◆ **WHAT YOU SHOULD DO**
Filter these entries, keeping only lines that hold the word "chart".
==============================
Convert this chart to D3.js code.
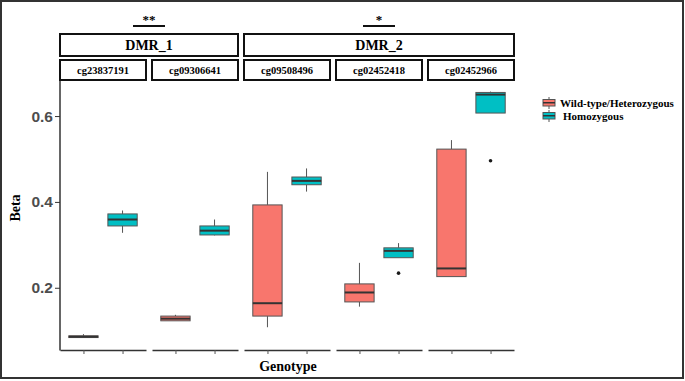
<!DOCTYPE html>
<html>
<head>
<meta charset="utf-8">
<script src="https://cdn.jsdelivr.net/npm/d3@7"></script>
<style>
  body { margin: 0; background: #fff; }
  svg { display: block; }
</style>
</head>
<body>
<svg id="chart"></svg>
<script>
// probes (facets) and the DMR group each one belongs to
const probes = ["cg23837191", "cg09306641", "cg09508496", "cg02452418", "cg02452966"];
const dmrOf = ["DMR_1", "DMR_1", "DMR_2", "DMR_2", "DMR_2"];
const dmrs = ["DMR_1", "DMR_2"];
const dmrStars = ["**", "*"];
const genotypes = ["Wild-type/Heterozygous", "Homozygous"];
const genoColors = ["#F8766D", "#00BFC4"];

// box stats per probe: [lowWhisker, q1, median, q3, highWhisker]
const wtStats = [
    [0.084, 0.084, 0.086, 0.088, 0.092],
    [0.123, 0.123, 0.128, 0.134, 0.137],
    [0.108, 0.134, 0.164, 0.393, 0.470],
    [0.156, 0.167, 0.189, 0.209, 0.258],
    [0.226, 0.226, 0.245, 0.523, 0.544]
];
const homStats = [
    [0.328, 0.344, 0.359, 0.372, 0.380],
    [0.322, 0.323, 0.333, 0.344, 0.359],
    [0.424, 0.440, 0.449, 0.458, 0.478],
    [0.270, 0.270, 0.286, 0.293, 0.304],
    [0.607, 0.607, 0.650, 0.655, 0.657]
];
// outliers: [probe index, genotype index, value]
const outliers = [
    [3, 1, 0.234],
    [4, 1, 0.496]
];
const yTicks = [0.2, 0.4, 0.6];

const W = 685, H = 381;
const svg = d3.select("#chart").attr("width", W).attr("height", H);

const serif = "'Times New Roman', 'Liberation Serif', serif";
const sans = "Arial, 'Liberation Sans', sans-serif";

// outer frame
svg.append("rect")
    .attr("x", 1).attr("y", 1)
    .attr("width", 682).attr("height", 377)
    .attr("fill", "none").attr("stroke", "#333").attr("stroke-width", 2);

const panelTop = 80, panelBottom = 350;

const x = d3.scaleBand()
    .domain(probes)
    .range([60, 514])
    .paddingInner(6 / 92)
    .paddingOuter(0);

// inside a panel: discrete positions 1,2 with ggplot's 0.6 expansion
const xIn = d3.scaleLinear().domain([0.4, 2.6]).range([0, x.bandwidth()]);
const boxW = xIn(0.75) - xIn(0);

const y = d3.scaleLinear()
    .domain([0.055, 0.684])
    .range([panelBottom, panelTop]);

// y axis
const yAxis = d3.axisLeft(y)
    .tickValues(yTicks)
    .tickFormat(d3.format(".1f"))
    .tickSize(5)
    .tickPadding(2);

const yg = svg.append("g")
    .attr("transform", `translate(60,0)`)
    .call(yAxis);
yg.select(".domain").remove();
yg.selectAll(".tick line").attr("stroke", "#333");
yg.selectAll(".tick text")
    .attr("font-family", sans)
    .attr("font-weight", "bold")
    .attr("font-size", 15.5)
    .attr("fill", "#4d4d4d");
svg.append("line")
    .attr("x1", 60).attr("x2", 60)
    .attr("y1", panelTop).attr("y2", panelBottom + 0.5)
    .attr("stroke", "#333").attr("stroke-width", 1.5);

// per panel x axes
probes.forEach((p, i) => {
    const g = svg.append("g")
        .attr("transform", `translate(${x(p)},${panelBottom})`);
    const ax = d3.axisBottom(xIn)
        .tickValues([1, 2])
        .tickFormat("")
        .tickSize(4)
        .tickSizeOuter(0);
    g.call(ax);
    g.select(".domain").attr("stroke", "#333").attr("stroke-width", 1.5);
    g.selectAll(".tick line").attr("stroke", "#555");
});

// boxplots
const allStats = [wtStats, homStats];
allStats.forEach((stats, gi) => {
    stats.forEach((s, pi) => {
        const cx = x(probes[pi]) + xIn(gi + 1);
        const g = svg.append("g");
        // whiskers
        g.append("line")
            .attr("x1", cx).attr("x2", cx)
            .attr("y1", y(s[4])).attr("y2", y(s[3]))
            .attr("stroke", "#555").attr("stroke-width", 1);
        g.append("line")
            .attr("x1", cx).attr("x2", cx)
            .attr("y1", y(s[1])).attr("y2", y(s[0]))
            .attr("stroke", "#555").attr("stroke-width", 1);
        // box
        g.append("rect")
            .attr("x", cx - boxW / 2)
            .attr("y", y(s[3]))
            .attr("width", boxW)
            .attr("height", Math.max(0.5, y(s[1]) - y(s[3])))
            .attr("fill", genoColors[gi])
            .attr("stroke", "#555").attr("stroke-width", 1);
        // median
        g.append("line")
            .attr("x1", cx - boxW / 2).attr("x2", cx + boxW / 2)
            .attr("y1", y(s[2])).attr("y2", y(s[2]))
            .attr("stroke", "#333").attr("stroke-width", 2);
    });
});

svg.selectAll("circle.out")
    .data(outliers)
    .enter()
    .append("circle")
    .attr("class", "out")
    .attr("cx", d => x(probes[d[0]]) + xIn(d[1] + 1))
    .attr("cy", d => y(d[2]))
    .attr("r", 1.8)
    .attr("fill", "#1a1a1a");

// probe strips
probes.forEach(p => {
    svg.append("rect")
        .attr("x", x(p)).attr("y", 60)
        .attr("width", x.bandwidth()).attr("height", 20)
        .attr("fill", "#fff").attr("stroke", "#111").attr("stroke-width", 2);
    svg.append("text")
        .attr("x", x(p) + x.bandwidth() / 2).attr("y", 73.5)
        .attr("text-anchor", "middle")
        .attr("font-family", serif).attr("font-weight", "bold")
        .attr("font-size", 10.5)
        .text(p);
});

// DMR strips and significance marks
dmrs.forEach((d, di) => {
    const members = probes.filter((p, i) => dmrOf[i] === d);
    const x0 = x(members[0]);
    const x1 = x(members[members.length - 1]) + x.bandwidth();
    const mid = (x0 + x1) / 2;
    svg.append("rect")
        .attr("x", x0).attr("y", 34)
        .attr("width", x1 - x0).attr("height", 22)
        .attr("fill", "#fff").attr("stroke", "#111").attr("stroke-width", 2);
    svg.append("text")
        .attr("x", mid).attr("y", 50)
        .attr("text-anchor", "middle")
        .attr("font-family", serif).attr("font-weight", "bold")
        .attr("font-size", 14)
        .text(d);
    svg.append("line")
        .attr("x1", mid - 16).attr("x2", mid + 16)
        .attr("y1", 26).attr("y2", 26)
        .attr("stroke", "#111").attr("stroke-width", 2);
    svg.append("text")
        .attr("x", mid).attr("y", 24)
        .attr("text-anchor", "middle")
        .attr("font-family", serif).attr("font-weight", "bold")
        .attr("font-size", 13)
        .text(dmrStars[di]);
});

// axis titles
svg.append("text")
    .attr("transform", "translate(20,208) rotate(-90)")
    .attr("text-anchor", "middle")
    .attr("font-family", serif).attr("font-weight", "bold")
    .attr("font-size", 14)
    .text("Beta");

svg.append("text")
    .attr("x", 288).attr("y", 371)
    .attr("text-anchor", "middle")
    .attr("font-family", serif).attr("font-weight", "bold")
    .attr("font-size", 14)
    .text("Genotype");

// legend
const legend = svg.append("g").attr("transform", "translate(542,96)");
genotypes.forEach((gname, i) => {
    const k = legend.append("g").attr("transform", `translate(0,${i * 13})`);
    k.append("line")
        .attr("x1", 7).attr("x2", 7).attr("y1", 1).attr("y2", 13)
        .attr("stroke", "#555");
    k.append("rect")
        .attr("x", 1).attr("y", 3.5).attr("width", 12).attr("height", 6.5)
        .attr("fill", genoColors[i]).attr("stroke", "#555");
    k.append("line")
        .attr("x1", 1).attr("x2", 13).attr("y1", 6.75).attr("y2", 6.75)
        .attr("stroke", "#333").attr("stroke-width", 1.5);
    k.append("text")
        .attr("x", i === 0 ? 18 : 21).attr("y", 10.5)
        .attr("font-family", serif).attr("font-weight", "bold")
        .attr("font-size", 11)
        .text(gname);
});
</script>
</body>
</html>
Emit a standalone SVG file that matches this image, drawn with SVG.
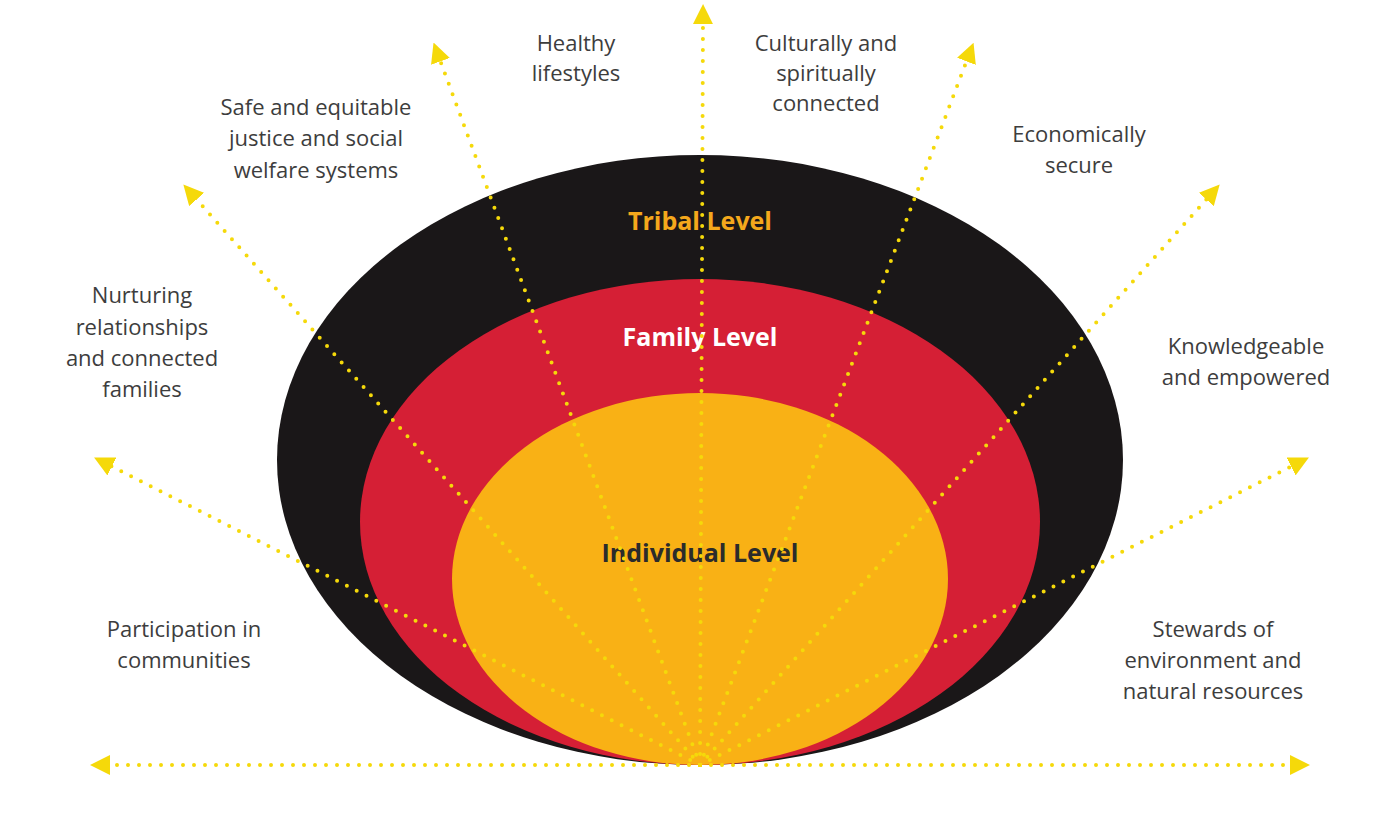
==============================
◆ **SOLVED PROBLEM**
Convert this chart to D3.js code.
<svg id="chart"></svg>
const svg = d3.select("#chart").attr("width", W).attr("height", H);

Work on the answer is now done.